(PROMPT): Show all lines from the data that include the word "this".

(EXCERPTED RECORDS):
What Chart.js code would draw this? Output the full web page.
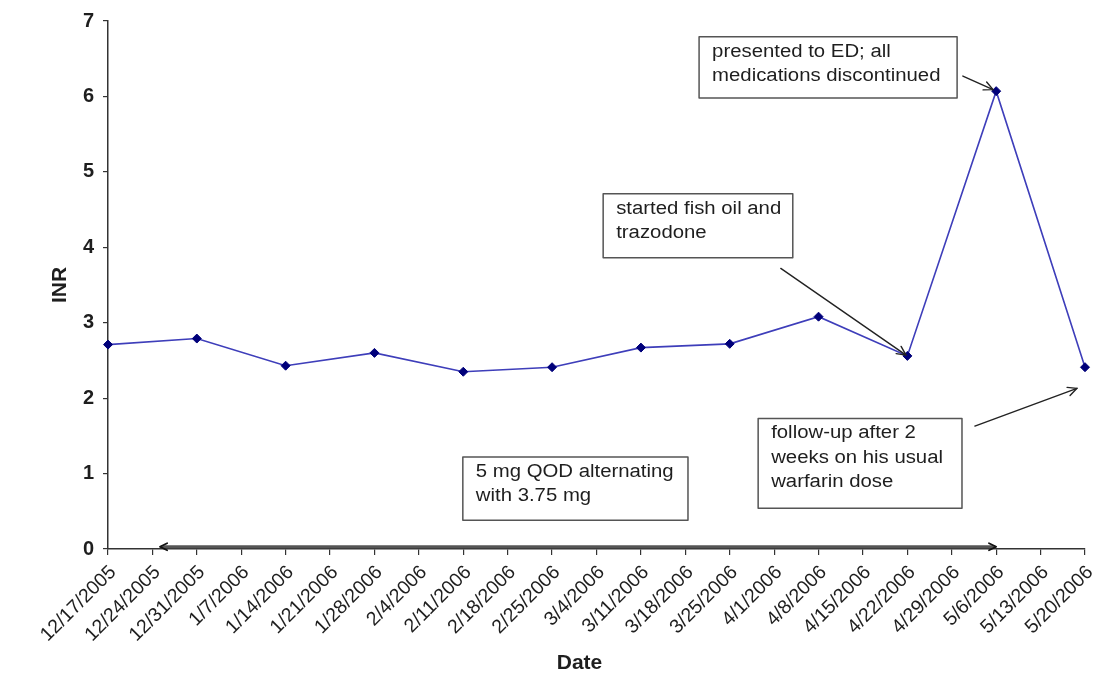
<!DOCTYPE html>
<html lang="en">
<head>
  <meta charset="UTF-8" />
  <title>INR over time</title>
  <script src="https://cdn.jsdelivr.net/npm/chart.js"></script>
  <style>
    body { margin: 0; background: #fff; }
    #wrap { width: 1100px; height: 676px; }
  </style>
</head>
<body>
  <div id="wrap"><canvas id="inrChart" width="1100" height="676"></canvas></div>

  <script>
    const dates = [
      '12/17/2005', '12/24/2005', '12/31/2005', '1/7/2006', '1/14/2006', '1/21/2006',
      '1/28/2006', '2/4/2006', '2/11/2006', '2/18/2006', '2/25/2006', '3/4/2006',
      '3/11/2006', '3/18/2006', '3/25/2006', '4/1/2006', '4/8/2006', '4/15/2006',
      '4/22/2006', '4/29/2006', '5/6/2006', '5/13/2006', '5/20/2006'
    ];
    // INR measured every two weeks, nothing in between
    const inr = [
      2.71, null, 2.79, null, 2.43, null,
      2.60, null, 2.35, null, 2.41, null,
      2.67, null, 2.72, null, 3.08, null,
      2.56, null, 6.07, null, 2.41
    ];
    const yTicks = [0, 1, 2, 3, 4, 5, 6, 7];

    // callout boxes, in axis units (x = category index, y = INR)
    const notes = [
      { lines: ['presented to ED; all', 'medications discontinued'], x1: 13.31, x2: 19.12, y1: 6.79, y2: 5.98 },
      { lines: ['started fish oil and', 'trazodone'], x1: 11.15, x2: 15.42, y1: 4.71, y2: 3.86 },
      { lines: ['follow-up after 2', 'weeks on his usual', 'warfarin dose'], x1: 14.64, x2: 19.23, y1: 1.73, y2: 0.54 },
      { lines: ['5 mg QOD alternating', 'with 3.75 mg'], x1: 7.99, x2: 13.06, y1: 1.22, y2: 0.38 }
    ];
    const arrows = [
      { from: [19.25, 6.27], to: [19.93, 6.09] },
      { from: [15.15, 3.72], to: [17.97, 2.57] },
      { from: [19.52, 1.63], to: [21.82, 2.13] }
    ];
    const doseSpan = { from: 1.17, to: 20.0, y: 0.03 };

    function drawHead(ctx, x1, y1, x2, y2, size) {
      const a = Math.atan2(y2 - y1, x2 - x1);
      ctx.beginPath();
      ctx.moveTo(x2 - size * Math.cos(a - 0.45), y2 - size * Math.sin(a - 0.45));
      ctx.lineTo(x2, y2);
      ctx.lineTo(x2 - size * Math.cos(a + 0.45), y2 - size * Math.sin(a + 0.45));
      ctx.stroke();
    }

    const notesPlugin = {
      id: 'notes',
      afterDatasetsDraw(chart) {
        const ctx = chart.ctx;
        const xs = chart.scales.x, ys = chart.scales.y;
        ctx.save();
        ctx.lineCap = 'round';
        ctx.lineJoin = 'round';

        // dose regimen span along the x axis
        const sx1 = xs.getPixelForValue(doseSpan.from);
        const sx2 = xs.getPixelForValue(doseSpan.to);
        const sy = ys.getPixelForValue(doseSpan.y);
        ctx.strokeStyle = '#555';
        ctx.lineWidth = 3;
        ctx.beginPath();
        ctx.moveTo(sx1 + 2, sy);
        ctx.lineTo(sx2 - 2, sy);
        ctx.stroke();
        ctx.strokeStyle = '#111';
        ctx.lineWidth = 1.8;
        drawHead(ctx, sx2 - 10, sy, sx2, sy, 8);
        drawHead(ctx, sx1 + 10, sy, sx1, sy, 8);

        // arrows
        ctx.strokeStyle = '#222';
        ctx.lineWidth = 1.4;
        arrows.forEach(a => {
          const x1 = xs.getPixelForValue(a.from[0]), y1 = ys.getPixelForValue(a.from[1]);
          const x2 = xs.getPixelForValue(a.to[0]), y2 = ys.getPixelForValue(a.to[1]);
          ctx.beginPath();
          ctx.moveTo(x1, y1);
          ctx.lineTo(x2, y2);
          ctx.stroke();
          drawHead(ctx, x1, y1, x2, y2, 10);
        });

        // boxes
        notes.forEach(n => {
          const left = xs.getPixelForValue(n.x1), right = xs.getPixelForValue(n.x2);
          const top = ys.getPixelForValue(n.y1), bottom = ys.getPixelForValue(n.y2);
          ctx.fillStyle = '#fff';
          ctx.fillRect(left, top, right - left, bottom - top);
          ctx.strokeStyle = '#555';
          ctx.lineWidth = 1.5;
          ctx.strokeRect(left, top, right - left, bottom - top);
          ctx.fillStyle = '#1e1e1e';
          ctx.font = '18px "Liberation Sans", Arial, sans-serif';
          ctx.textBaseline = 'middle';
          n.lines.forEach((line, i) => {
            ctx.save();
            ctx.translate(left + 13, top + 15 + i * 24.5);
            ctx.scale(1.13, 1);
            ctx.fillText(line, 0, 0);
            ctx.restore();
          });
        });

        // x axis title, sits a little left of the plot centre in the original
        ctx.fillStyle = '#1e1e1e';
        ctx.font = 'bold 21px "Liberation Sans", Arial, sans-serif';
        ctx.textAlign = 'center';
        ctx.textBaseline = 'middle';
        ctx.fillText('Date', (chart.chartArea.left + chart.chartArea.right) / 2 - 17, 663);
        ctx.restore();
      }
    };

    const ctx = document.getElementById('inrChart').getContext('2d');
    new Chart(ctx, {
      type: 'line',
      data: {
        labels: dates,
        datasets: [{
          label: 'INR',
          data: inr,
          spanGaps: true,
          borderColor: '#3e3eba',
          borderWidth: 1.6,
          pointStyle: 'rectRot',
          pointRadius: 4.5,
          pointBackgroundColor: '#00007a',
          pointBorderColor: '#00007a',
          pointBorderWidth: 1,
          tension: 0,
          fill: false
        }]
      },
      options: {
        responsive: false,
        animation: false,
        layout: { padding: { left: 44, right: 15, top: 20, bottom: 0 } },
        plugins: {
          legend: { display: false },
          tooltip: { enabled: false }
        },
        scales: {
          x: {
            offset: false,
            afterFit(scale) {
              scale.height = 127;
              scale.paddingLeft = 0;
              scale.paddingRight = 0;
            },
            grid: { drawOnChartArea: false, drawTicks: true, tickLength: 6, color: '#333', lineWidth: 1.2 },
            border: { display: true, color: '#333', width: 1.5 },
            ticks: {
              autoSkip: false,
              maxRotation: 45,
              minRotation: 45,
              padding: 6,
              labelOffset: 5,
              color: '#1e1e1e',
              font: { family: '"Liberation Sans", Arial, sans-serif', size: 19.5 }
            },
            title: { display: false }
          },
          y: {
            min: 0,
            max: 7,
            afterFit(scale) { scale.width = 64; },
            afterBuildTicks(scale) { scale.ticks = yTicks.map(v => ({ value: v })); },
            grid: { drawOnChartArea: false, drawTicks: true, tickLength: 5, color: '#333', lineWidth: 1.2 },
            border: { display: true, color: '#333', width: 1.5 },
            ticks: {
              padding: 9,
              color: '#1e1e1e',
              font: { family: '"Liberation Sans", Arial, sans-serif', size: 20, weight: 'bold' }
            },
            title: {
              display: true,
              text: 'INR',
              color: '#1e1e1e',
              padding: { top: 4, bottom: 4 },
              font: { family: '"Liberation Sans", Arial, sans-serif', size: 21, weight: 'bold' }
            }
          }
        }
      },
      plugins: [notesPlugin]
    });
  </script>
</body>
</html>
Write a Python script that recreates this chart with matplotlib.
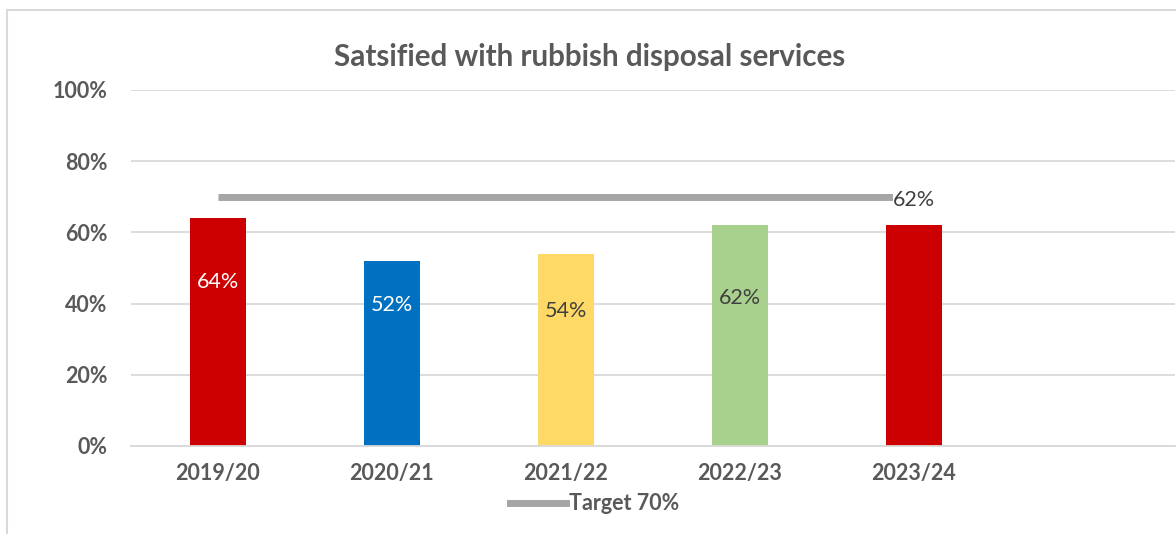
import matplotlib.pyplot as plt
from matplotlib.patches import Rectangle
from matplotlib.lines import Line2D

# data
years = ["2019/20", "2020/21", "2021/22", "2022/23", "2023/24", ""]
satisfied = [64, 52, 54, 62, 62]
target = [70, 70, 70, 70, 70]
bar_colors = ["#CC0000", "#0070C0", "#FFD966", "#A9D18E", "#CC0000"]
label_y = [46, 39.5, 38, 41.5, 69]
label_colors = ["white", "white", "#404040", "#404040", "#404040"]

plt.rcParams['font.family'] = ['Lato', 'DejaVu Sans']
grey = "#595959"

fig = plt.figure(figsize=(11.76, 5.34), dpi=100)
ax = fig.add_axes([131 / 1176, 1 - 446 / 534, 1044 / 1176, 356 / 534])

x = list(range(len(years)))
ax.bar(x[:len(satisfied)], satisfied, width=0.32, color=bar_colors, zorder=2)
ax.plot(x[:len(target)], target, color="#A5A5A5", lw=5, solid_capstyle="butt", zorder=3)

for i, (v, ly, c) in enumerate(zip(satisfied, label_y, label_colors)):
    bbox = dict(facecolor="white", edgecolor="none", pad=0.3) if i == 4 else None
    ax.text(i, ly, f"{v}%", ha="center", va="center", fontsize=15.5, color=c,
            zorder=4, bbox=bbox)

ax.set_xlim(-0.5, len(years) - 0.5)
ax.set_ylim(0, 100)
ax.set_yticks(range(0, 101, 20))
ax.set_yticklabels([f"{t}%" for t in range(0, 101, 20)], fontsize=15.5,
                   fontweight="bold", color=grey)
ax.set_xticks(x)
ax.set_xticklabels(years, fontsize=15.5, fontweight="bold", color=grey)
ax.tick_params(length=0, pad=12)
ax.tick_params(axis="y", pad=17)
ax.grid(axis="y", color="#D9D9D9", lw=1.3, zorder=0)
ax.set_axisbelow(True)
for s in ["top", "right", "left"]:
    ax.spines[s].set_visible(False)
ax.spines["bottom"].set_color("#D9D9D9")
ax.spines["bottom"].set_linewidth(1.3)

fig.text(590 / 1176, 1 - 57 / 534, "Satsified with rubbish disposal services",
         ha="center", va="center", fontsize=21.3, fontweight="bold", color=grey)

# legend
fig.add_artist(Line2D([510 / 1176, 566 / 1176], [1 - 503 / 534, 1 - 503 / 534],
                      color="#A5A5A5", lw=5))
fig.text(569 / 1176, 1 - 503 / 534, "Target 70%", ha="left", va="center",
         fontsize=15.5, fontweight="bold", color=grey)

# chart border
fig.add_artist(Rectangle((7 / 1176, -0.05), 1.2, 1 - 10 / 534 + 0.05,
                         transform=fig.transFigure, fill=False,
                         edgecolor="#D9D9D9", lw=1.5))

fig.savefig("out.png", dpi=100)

(SOLUTION):
What Chart.js code would draw this? Output the full web page.
Write a Python script that recreates this chart with matplotlib.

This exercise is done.